** BEGIN Dataset content **

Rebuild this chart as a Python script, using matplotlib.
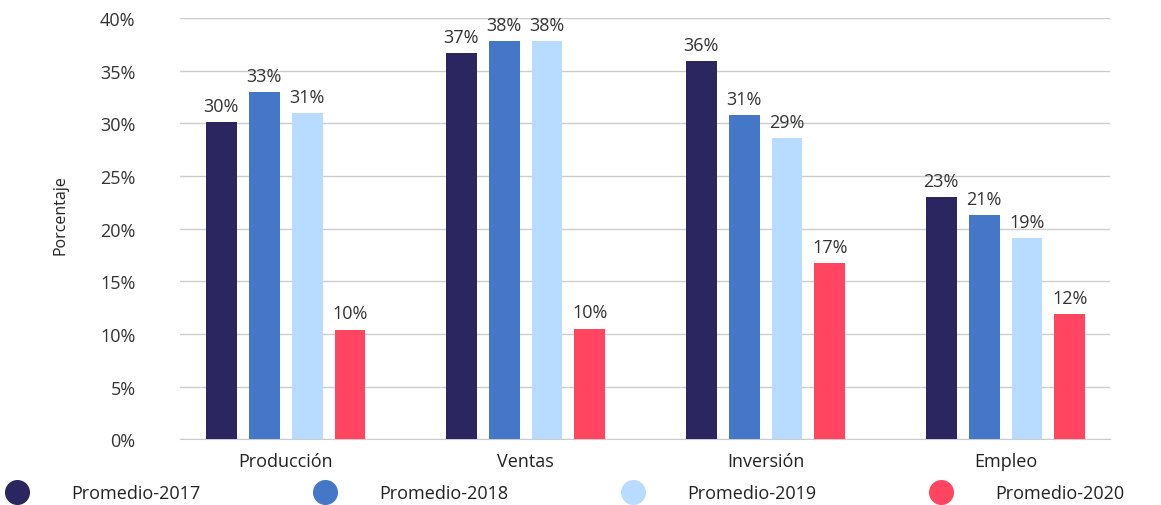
import numpy as np
import matplotlib.pyplot as plt
from matplotlib.ticker import FuncFormatter

plt.rcParams['font.family'] = ['Open Sans', 'DejaVu Sans']

## the data
categories = ['Producción', 'Ventas', 'Inversión', 'Empleo']
series_names = ['Promedio-2017', 'Promedio-2018', 'Promedio-2019', 'Promedio-2020']
prom_2017 = [30.1, 36.7, 35.9, 23.0]
prom_2018 = [33.0, 37.8, 30.8, 21.3]
prom_2019 = [31.0, 37.8, 28.6, 19.1]
prom_2020 = [10.4, 10.5, 16.7, 11.9]
colors = ['#2b2560', '#4577c9', '#b7dcff', '#ff4560']

series = [prom_2017, prom_2018, prom_2019, prom_2020]

fig = plt.figure(figsize=(11.61, 5.06), dpi=100)
ax = fig.add_axes([0.155, 0.130, 0.801, 0.832])

ind = np.arange(len(categories))
width = 0.129
step = 0.179

for i, (vals, name, c) in enumerate(zip(series, series_names, colors)):
    xs = ind + (i - 1.5) * step
    rects = ax.bar(xs, vals, width, color=c, label=name, zorder=3)
    for r, v in zip(rects, vals):
        ax.text(r.get_x() + r.get_width() / 2, v + 0.7, '%d%%' % round(v),
                ha='center', va='bottom', fontsize=13, color='#333333')

# axes and labels
ax.set_xlim(-0.44, 3.435)
ax.set_ylim(0, 40)
ax.set_yticks(np.arange(0, 41, 5))
ax.yaxis.set_major_formatter(FuncFormatter(lambda v, p: '%d%%' % v))
ax.grid(axis='y', color='#cccccc', linewidth=1, zorder=0)
for s in ['top', 'right', 'left']:
    ax.spines[s].set_visible(False)
ax.spines['bottom'].set_color('#cccccc')
ax.tick_params(axis='y', length=0, pad=32, labelsize=13, labelcolor='#333333')
ax.tick_params(axis='x', length=0, pad=9, labelsize=13, labelcolor='#222222')
ax.set_xticks(ind)
ax.set_xticklabels(categories)
ax.set_ylabel('Porcentaje', fontsize=11.5, color='#222222')
ax.yaxis.set_label_coords(-0.12, 0.534)

handles = [plt.Line2D([], [], marker='o', linestyle='', markersize=17, color=c)
           for c in colors]
fig.legend(handles, series_names, loc='center', bbox_to_anchor=(0.484, 0.024),
           ncol=4, frameon=False, fontsize=13, handletextpad=2.0,
           columnspacing=5.9, labelcolor='#222222')

fig.savefig('out.png', dpi=100)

** END Dataset content **

_Problem to solve_: From the first line above through the line containing "plt.rcParams['font.family'] = ['Open", copy everything exactly, without the pictures.

_Full answer_:
Rebuild this chart as a Python script, using matplotlib.
import numpy as np
import matplotlib.pyplot as plt
from matplotlib.ticker import FuncFormatter

plt.rcParams['font.family'] = ['Open Sans', 'DejaVu Sans']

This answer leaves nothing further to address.